**Stated exercise:**
Look through the records that follow. Copy every line containing the word "Write".

####################

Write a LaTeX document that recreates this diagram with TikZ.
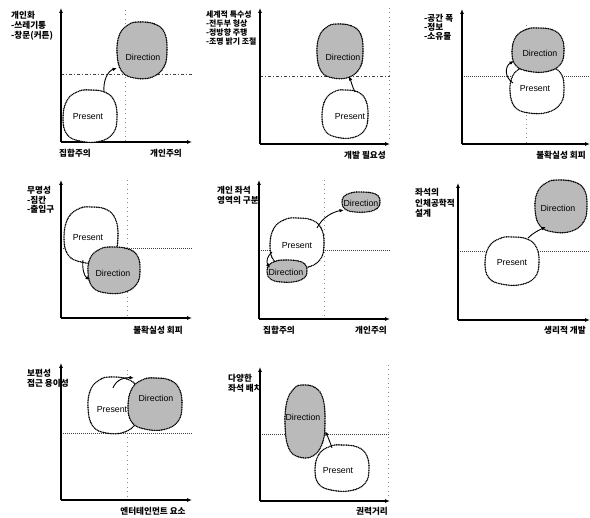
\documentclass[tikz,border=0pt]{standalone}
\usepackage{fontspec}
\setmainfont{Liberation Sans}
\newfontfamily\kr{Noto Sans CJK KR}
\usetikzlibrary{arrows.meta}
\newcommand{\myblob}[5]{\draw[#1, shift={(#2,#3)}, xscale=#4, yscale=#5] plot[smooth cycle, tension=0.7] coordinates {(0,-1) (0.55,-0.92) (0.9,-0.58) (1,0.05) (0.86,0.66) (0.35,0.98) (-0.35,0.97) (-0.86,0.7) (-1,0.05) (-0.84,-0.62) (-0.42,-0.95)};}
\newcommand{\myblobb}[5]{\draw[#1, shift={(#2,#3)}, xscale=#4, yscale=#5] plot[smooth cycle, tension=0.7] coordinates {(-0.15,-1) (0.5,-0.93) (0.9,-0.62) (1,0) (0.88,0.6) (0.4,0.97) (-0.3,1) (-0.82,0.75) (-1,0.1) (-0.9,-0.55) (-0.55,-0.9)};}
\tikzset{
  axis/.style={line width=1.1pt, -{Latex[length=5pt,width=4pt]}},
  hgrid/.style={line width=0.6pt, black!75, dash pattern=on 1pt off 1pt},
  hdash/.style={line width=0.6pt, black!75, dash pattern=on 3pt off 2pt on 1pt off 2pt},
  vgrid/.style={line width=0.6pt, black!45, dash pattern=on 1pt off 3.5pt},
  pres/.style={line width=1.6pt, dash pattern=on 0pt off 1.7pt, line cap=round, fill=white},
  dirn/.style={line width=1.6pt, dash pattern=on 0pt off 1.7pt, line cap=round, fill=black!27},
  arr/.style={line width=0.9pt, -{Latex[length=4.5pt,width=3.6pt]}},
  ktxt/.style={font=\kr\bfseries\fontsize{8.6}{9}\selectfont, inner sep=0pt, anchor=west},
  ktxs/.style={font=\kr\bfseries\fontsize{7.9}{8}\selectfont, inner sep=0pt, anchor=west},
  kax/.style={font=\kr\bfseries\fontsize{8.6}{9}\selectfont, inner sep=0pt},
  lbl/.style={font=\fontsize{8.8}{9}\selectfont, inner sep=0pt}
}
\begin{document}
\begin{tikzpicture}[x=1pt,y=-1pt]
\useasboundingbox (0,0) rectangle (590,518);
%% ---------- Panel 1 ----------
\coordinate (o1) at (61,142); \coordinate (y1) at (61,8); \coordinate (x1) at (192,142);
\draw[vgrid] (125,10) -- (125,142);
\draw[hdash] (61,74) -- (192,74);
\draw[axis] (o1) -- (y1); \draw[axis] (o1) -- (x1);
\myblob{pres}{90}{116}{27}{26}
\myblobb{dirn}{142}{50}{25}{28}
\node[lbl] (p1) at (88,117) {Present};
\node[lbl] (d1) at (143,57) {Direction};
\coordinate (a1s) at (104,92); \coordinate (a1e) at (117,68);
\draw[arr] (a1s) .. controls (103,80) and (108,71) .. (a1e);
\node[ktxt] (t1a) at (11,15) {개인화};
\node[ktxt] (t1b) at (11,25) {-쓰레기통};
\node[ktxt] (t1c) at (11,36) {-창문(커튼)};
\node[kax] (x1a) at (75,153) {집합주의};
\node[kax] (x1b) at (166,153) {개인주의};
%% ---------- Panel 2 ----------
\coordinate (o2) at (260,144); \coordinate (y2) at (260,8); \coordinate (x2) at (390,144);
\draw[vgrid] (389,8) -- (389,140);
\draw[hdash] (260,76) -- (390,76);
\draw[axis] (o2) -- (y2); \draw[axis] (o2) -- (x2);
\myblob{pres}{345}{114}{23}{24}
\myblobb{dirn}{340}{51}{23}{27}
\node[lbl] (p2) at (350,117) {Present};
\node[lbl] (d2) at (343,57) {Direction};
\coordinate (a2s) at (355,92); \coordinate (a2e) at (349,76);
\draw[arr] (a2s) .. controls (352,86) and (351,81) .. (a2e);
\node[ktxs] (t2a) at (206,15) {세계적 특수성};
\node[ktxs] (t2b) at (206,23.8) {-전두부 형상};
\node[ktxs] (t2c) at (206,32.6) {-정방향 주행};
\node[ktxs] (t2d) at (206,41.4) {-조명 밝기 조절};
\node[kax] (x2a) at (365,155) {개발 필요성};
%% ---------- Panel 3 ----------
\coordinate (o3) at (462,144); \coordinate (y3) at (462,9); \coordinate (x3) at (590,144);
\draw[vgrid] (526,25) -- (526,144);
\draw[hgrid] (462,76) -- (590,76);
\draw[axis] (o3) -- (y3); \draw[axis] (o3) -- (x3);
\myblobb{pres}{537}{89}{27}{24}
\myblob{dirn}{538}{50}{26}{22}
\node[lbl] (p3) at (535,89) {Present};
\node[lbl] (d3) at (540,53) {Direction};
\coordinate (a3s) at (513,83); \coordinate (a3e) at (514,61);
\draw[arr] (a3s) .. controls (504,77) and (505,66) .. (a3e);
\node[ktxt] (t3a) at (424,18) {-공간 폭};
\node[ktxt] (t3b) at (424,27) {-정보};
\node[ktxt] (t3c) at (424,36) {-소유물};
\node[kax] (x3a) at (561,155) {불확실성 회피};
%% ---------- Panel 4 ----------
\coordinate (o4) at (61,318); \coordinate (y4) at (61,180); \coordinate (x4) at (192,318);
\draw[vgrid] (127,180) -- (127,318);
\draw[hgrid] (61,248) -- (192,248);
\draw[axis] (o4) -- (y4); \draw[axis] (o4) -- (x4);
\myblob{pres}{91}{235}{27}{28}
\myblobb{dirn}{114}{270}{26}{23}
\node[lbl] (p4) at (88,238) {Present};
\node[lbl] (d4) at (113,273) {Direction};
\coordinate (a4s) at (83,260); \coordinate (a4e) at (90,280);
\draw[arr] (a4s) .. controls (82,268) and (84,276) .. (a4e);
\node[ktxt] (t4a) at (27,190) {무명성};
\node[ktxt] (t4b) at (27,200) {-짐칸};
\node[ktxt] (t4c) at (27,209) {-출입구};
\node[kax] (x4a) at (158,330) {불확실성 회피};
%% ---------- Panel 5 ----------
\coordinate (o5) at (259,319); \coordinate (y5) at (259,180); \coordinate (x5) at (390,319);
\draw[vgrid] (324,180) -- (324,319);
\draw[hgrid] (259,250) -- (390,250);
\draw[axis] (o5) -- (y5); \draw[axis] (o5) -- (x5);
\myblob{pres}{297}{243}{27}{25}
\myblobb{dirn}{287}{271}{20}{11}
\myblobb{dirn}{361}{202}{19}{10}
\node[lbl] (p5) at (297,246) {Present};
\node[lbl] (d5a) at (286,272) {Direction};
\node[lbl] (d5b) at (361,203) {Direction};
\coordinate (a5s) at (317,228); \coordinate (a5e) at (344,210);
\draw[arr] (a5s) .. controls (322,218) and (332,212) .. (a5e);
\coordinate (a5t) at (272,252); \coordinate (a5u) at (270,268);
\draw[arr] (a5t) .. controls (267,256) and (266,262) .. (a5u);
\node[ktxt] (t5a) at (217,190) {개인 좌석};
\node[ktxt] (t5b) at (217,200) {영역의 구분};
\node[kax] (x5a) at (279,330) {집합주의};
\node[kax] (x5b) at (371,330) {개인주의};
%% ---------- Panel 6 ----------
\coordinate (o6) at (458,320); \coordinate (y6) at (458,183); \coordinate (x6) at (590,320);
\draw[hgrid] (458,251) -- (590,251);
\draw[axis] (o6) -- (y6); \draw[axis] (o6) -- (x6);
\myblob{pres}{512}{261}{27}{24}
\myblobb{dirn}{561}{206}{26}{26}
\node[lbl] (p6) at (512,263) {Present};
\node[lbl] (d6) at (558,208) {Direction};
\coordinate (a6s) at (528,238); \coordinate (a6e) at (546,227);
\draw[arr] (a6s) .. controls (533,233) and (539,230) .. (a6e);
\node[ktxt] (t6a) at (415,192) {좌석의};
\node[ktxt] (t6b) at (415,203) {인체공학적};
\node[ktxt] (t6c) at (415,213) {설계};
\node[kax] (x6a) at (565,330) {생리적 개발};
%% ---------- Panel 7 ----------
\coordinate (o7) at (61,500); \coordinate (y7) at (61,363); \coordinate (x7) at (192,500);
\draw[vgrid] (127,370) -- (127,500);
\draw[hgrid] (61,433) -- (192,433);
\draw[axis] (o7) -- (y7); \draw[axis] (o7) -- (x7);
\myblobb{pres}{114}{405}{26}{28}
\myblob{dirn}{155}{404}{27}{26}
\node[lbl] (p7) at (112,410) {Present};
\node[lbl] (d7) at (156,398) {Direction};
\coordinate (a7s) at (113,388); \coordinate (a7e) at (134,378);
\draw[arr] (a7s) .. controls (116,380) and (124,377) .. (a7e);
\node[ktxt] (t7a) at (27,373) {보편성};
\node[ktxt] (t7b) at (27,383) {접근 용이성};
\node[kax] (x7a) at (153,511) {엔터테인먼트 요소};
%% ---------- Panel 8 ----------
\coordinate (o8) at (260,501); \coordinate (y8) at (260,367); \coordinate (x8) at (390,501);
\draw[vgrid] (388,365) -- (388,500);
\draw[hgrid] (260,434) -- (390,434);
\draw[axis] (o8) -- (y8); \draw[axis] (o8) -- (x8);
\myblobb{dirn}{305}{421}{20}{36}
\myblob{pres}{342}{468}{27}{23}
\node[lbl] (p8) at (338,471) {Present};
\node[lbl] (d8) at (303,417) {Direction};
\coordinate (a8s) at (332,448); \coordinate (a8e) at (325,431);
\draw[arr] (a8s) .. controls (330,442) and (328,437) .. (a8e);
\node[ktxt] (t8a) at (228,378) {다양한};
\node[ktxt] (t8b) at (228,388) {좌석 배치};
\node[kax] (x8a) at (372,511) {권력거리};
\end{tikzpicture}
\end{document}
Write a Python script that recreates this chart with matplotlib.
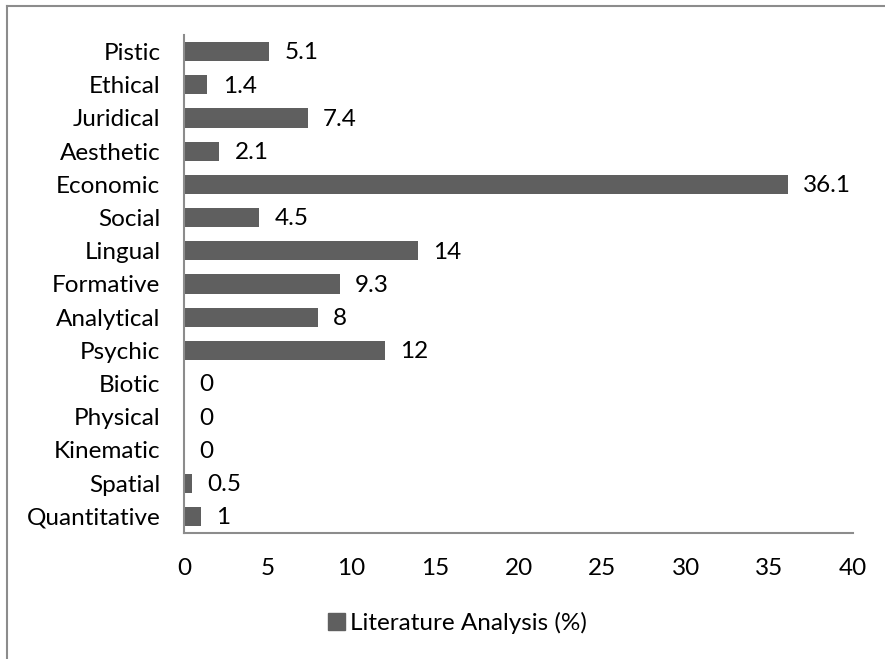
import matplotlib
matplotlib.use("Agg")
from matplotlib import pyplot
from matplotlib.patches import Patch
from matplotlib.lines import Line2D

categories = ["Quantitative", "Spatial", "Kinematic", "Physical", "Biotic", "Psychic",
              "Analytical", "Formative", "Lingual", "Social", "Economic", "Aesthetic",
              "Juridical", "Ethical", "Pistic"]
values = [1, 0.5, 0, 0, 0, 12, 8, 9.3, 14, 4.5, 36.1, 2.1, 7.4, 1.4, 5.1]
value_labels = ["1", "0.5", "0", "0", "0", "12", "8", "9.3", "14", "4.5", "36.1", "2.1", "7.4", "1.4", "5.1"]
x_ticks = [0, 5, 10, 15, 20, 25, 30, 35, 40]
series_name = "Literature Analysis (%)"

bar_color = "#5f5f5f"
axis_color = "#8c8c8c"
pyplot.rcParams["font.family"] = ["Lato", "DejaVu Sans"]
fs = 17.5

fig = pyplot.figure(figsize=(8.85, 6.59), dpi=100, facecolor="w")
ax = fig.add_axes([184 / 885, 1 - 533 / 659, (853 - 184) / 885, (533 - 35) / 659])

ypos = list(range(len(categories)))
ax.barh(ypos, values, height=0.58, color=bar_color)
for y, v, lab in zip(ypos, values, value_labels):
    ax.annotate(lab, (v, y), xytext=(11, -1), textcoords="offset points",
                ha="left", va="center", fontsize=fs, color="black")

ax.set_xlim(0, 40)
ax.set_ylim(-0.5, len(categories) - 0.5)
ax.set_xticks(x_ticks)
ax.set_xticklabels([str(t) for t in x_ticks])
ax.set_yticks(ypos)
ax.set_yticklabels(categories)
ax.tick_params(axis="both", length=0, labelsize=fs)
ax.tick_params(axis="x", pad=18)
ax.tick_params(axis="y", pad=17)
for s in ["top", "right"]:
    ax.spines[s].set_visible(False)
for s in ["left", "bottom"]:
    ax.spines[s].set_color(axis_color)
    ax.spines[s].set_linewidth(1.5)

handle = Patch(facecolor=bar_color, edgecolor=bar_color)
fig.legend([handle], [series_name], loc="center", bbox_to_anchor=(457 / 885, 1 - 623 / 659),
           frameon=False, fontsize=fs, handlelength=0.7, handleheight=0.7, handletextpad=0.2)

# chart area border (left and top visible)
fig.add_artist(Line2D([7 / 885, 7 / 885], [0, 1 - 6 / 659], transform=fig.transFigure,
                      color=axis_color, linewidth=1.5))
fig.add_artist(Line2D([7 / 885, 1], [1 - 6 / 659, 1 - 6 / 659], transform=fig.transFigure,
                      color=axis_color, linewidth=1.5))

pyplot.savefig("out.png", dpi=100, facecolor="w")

####################

**Solution for this problem:**
Write a LaTeX document that recreates this diagram with TikZ.
Write a Python script that recreates this chart with matplotlib.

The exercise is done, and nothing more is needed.